To be honest, the “re-opening of the US and Cuban embassies” really is an upgrade of government facilities of both countries. This is more symbolic than anything, but it has been described by your critics, such as author Humberto Fontova, to be questioned on its legal basis. This view has even given more fuel to the fire of others’ opinions overall that “you choose the laws that will be enforced.”

In his article, “Is Diplomatic Recognition of Cuba Even Legal?”, Fontova shared that the Cuban Liberty and Solidarity Act of 1996, Section 201 (13) declares that any easing of a diplomatic relationship with Cuba relies on the fact that “there exists a democratically elected government in Cuba.”

Next, Section. 201 (13) states that “The satisfactory resolution of property claims by a Cuban Government recognized by the United States remains an essential condition for the full resumption of economic and diplomatic relations between the United States and Cuba.”

US law clearly shows that this move is not only premature, but un-American.

I ask this question: What precedent will this new move take for future US administrations?
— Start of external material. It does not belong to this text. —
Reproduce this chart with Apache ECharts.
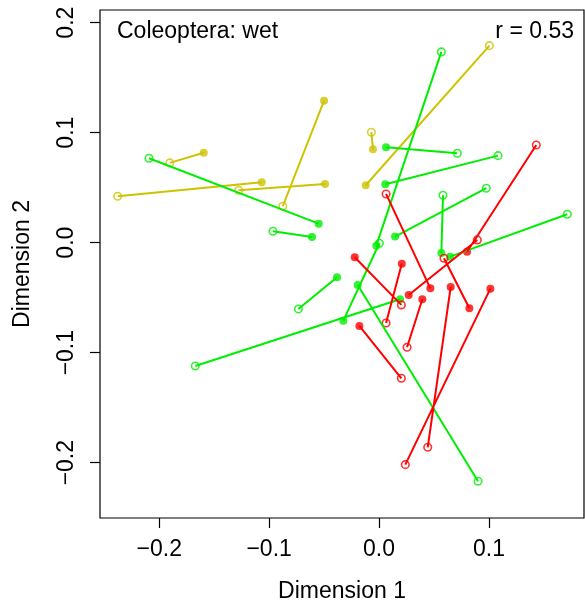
<!DOCTYPE html>
<html>
<head>
<meta charset="utf-8">
<script src="https://cdn.jsdelivr.net/npm/echarts@6/dist/echarts.min.js"></script>
<style>
html,body{margin:0;padding:0;background:#fff;}
#chart{width:585px;height:609px;}
</style>
</head>
<body>
<div id="chart"></div>
<script>
// ---- data (Dimension 1, Dimension 2) ----
const xTicks = [-0.2, -0.1, 0.0, 0.1];
const yTicks = [-0.2, -0.1, 0.0, 0.1, 0.2];

const yellowFilledX = [-0.1595, -0.0500, -0.1067, -0.0491, -0.0055, -0.0121];
const yellowFilledY = [0.0818, 0.1291, 0.0549, 0.0534, 0.0849, 0.0522];
const yellowOpenX   = [-0.1904, -0.0876, -0.2378, -0.1277, -0.0070, 0.1004];
const yellowOpenY   = [0.0725, 0.0331, 0.0422, 0.0476, 0.1004, 0.1791];

const greenFilledX = [-0.0549, -0.0610, -0.0025, 0.0064, 0.0057, 0.0567, 0.0146, 0.0646, -0.0382, 0.0191, -0.0325, -0.0194];
const greenFilledY = [0.0173, 0.0052, -0.0027, 0.0867, 0.0531, -0.0094, 0.0055, -0.0127, -0.0315, -0.0515, -0.0709, -0.0385];
const greenOpenX   = [-0.2093, -0.0965, 0.0567, 0.0712, 0.1083, 0.0582, 0.0976, 0.1713, -0.0734, -0.1672, 0.0003, 0.0901];
const greenOpenY   = [0.0767, 0.0104, 0.1734, 0.0813, 0.0791, 0.0431, 0.0495, 0.0258, -0.0603, -0.1121, -0.0005, -0.2169];

const redFilledX = [0.0467, 0.0801, 0.0270, 0.0822, -0.0221, 0.0207, 0.0394, 0.0652, 0.1013, -0.0179];
const redFilledY = [-0.0415, -0.0082, -0.0475, -0.0596, -0.0133, -0.0191, -0.0515, -0.0403, -0.0418, -0.0757];
const redOpenX   = [0.0064, 0.1431, 0.0894, 0.0591, 0.0203, 0.0064, 0.0255, 0.0443, 0.0239, 0.0203];
const redOpenY   = [0.0443, 0.0888, 0.0025, -0.0142, -0.0566, -0.0730, -0.0951, -0.1860, -0.2018, -0.1233];

const titleText = 'Coleoptera: wet';
const rText = 'r = 0.53';

// ---- build ----
const FONT = 'Liberation Sans, Arial, Helvetica, sans-serif';
function pts(xs, ys) { return xs.map((x, i) => [x, ys[i]]); }
function segs(fx, fy, ox, oy) {
  const out = [];
  fx.forEach((x, i) => { out.push([x, fy[i]], [ox[i], oy[i]], '-'); });
  return out;
}
const groups = [
  {name: 'yellow', color: '#CDC300', fx: yellowFilledX, fy: yellowFilledY, ox: yellowOpenX, oy: yellowOpenY},
  {name: 'green',  color: '#00EE00', fx: greenFilledX,  fy: greenFilledY,  ox: greenOpenX,  oy: greenOpenY},
  {name: 'red',    color: '#FF0000', fx: redFilledX,    fy: redFilledY,    ox: redOpenX,    oy: redOpenY}
];
const series = [];
groups.forEach(g => {
  series.push({
    type: 'line', data: segs(g.fx, g.fy, g.ox, g.oy), connectNulls: false,
    showSymbol: false, symbol: 'none', silent: true, animation: false,
    lineStyle: {color: g.color, width: 2}
  });
});
groups.forEach(g => {
  series.push({
    type: 'scatter', data: pts(g.fx, g.fy), symbol: 'circle', symbolSize: 8,
    itemStyle: {color: g.color}, animation: false, silent: true
  });
  series.push({
    type: 'scatter', data: pts(g.ox, g.oy), symbol: 'circle', symbolSize: 7.5,
    itemStyle: {color: 'rgba(0,0,0,0)', borderColor: g.color, borderWidth: 1.6},
    animation: false, silent: true
  });
});

function fmt(v) {
  const s = Math.abs(v).toFixed(1);
  return (v < -1e-9 ? '\u2212' : '') + s;
}

const chart = echarts.init(document.getElementById('chart'), null, {renderer: 'canvas'});
chart.setOption({
  backgroundColor: '#fff',
  animation: false,
  grid: {left: 100, top: 10, width: 484, height: 508, show: true, borderColor: '#000', borderWidth: 1.2, backgroundColor: 'transparent'},
  xAxis: {
    type: 'value', min: -0.2539, max: 0.1865,
    axisLine: {show: false, onZero: false},
    splitLine: {show: false},
    axisTick: {show: true, length: 10, inside: false, customValues: xTicks, lineStyle: {color: '#000', width: 1.2}},
    axisLabel: {customValues: xTicks, formatter: fmt, color: '#000', fontSize: 23, fontFamily: FONT, margin: 20}
  },
  yAxis: {
    type: 'value', min: -0.2503, max: 0.2115,
    axisLine: {show: false, onZero: false},
    splitLine: {show: false},
    axisTick: {show: true, length: 10, inside: false, customValues: yTicks, lineStyle: {color: '#000', width: 1.2}},
    axisLabel: {customValues: yTicks, formatter: fmt, rotate: 90, color: '#000', fontSize: 23, fontFamily: FONT, margin: 22}
  },
  graphic: [
    {type: 'text', left: 117, top: 20, style: {text: titleText, font: '23px ' + FONT, fill: '#000'}},
    {type: 'text', right: 11, top: 20, style: {text: rText, font: '23px ' + FONT, fill: '#000', textAlign: 'right'}},
    {type: 'text', x: 342, y: 592, style: {text: 'Dimension 1', font: '23px ' + FONT, fill: '#000', textAlign: 'center', textVerticalAlign: 'middle'}},
    {type: 'text', x: 23, y: 264, rotation: Math.PI / 2, style: {text: 'Dimension 2', font: '23px ' + FONT, fill: '#000', textAlign: 'center', textVerticalAlign: 'middle'}}
  ],
  series: series
});
</script>
</body>
</html>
How will we treat Cuba after the Obama era? What if a new President declares this move illegal?

Overall, this move only further legitimizes the Cuban revolutionary government and does not honor the Cuban people at all.

Not only that, it will cause more problems.

For example, will Cubans be able to ask for asylum upon entering US sovereign soil or will they be pushed away?

What were the agreements made between the two parties that gave a go-ahead for this move? Will Cuban government officials be given a chance to freely travel to the US to continue harassing members of the Cuban American exile community?

What comes next, as dangerous, is the actual normalization of relations with Cuba.

Mr. President, as a forbearer of “Hope and Change” you have negotiated with a government that has US blood on their hands where their families of the Brothers to the Rescue pilots never received any justice.

As a matter of respect, I implore you to stand with the grassroots Cuban dissident movement. Do not back down from these egotistical maniacs, but stand up for the Cuban people.

Alain Castillo is a first-generation Cuban American based in Dallas Texas. He is a public school teacher and holds a Bachelor of Science in Journalism from Florida International University.